Einmal im Jahr aber, immer Anfang August, tanzt auch hier der Bär. Im Flussbett des Todd River ermitteln die Teilnehmer der "Henly on Todd Regatta" in selbstgebauten Booten ihre Besten. Skurrile, fantasievolle, verrückteste Gefährte treten an. Zum Finale bekämpfen sich zwei Mannschaften mit Mehlbomben und Wasser aus Garten- und Feuerwehrschläuchen von zwei besonders großen Schiffen aus, die wenn möglich noch grotesker konstruiert sind als die kleinen. Dass der Todd River um diese Zeit - wie eigentlich fast immer - keinen Tropfen Wasser führt stört nicht sonderlich. Den Booten fehlen die Böden, da schauen unten die Füße der Teilnehmer heraus - ist eben ein richtiges "Rennen" das man sich hier liefert. Das Fest steigt regelmäßig, es musste bisher nur zweimal abgesagt werden, beide Male wegen Regens.

Der Desert Park
Den Wüstenpark sollte man sich aber auf keinen Fall entgehen lassen. Über 1½ km führen Wege durch verschiedene Wüstenhabitate, mit einigen spektakulären Pflanzen. Etwa leuchtend schwarz-rot blühende Wüstenerbsen (Sweinsona formosa), die 1699 durch den Piraten William Dampier erstmals nach England gelangten. Oder die Spiegeleierdaisy (Myriocephalus stuartii), deren Blüten sich alle Mühe geben, ihrem Namen gerecht zu werden. Verrückt auch die „Bush Coconuts“. Die dicken, steinharten Klumpen in den Zweigen eines als „bloodwood“ bekannten Eukalyptusbaumes (Corymbia opaca) sehen zwar nicht unbedingt wie Kokosnüsse aus, aber essbar ist ihr Inneres allemal. Es handelt sich dabei aber um die recht großen Larven einer Gallmücke (Sthenopsis argenteomaculatus), die sich in den Wucherungen, den Gallen, entwickeln und bei der Urbevölkerung als Leckerbissen galten. Interessant auch der unscheinbare recht häufig vorkommende Witchetty Busch (Acacia kempeana). Im inneren großer Wurzelgallen schmarotzen die fingerlangen, bis 2 cm dicken Maden eines Schmetterlings, des Ghost Moth (Sthenopsis argenteomaculatus). Es sind gewissermaßen die „Schrimps“ der Aborigines. Lebendig verspeist erinnern diese „Witchetty Grubs“ an Butter oder Eiweiß. Zur Delikatesse geraten sie durch garen in heißer Asche. Knusprig gebraten schmecken sie ganz zart nach Mandeln - sagt man.

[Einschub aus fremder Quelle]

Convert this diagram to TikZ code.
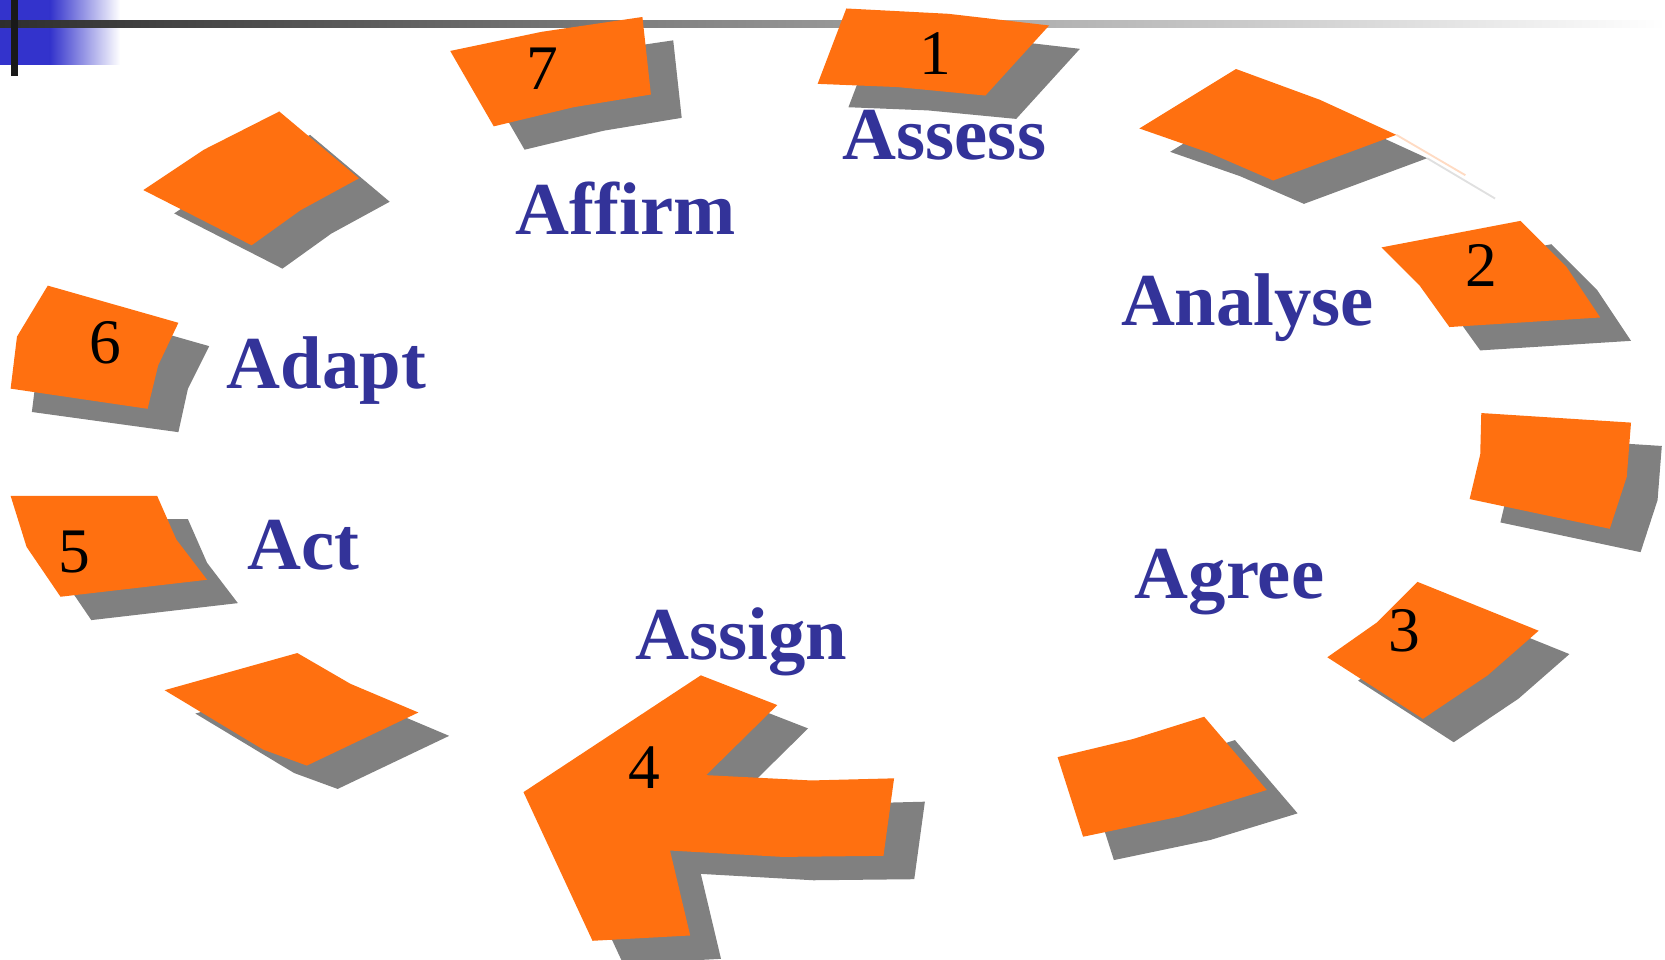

Am "Exhibitions Center" dann eine imponierende Vogelschau. Auf Zuruf fliegen scheinbar wild lebende Vögel irgendwo im Gelände auf, und nehmen Kurs auf ihren Trainer vor der Tribüne mit den Besuchern. Auch ein Pfeilschwanzadler verlässt seinen Ansitz in einer Baumkrone und schwingt sich fotogen auf einen krummen Pflock unmittelbar vor dem Publikum. Es erfordert schon genaues Hinschauen, will man das dünne Drähtchen an seinem Fuß erkennen. Es ist die Antenne eines winzigen Funkgerätes, über das er seine Regieanweisungen erhält. Im Gebäudeinneren informieren Installationen und Schaubilder über die Geologie und das Leben in der Wüste. Dornteufel, Schlangen und die großen Geisterfledermäuse bewohnen großzügige Terrarien. Zum Abschluss eine fulminante Multimediashow: Ein Kaleidoskop eindrucksvoller Bilder huscht über die raumfüllende Riesenleinwand. Der Film erzählt in Zeitraffer die Geschichte Australiens von seinen Wurzeln im Godwanaland bis in die Gegenwart.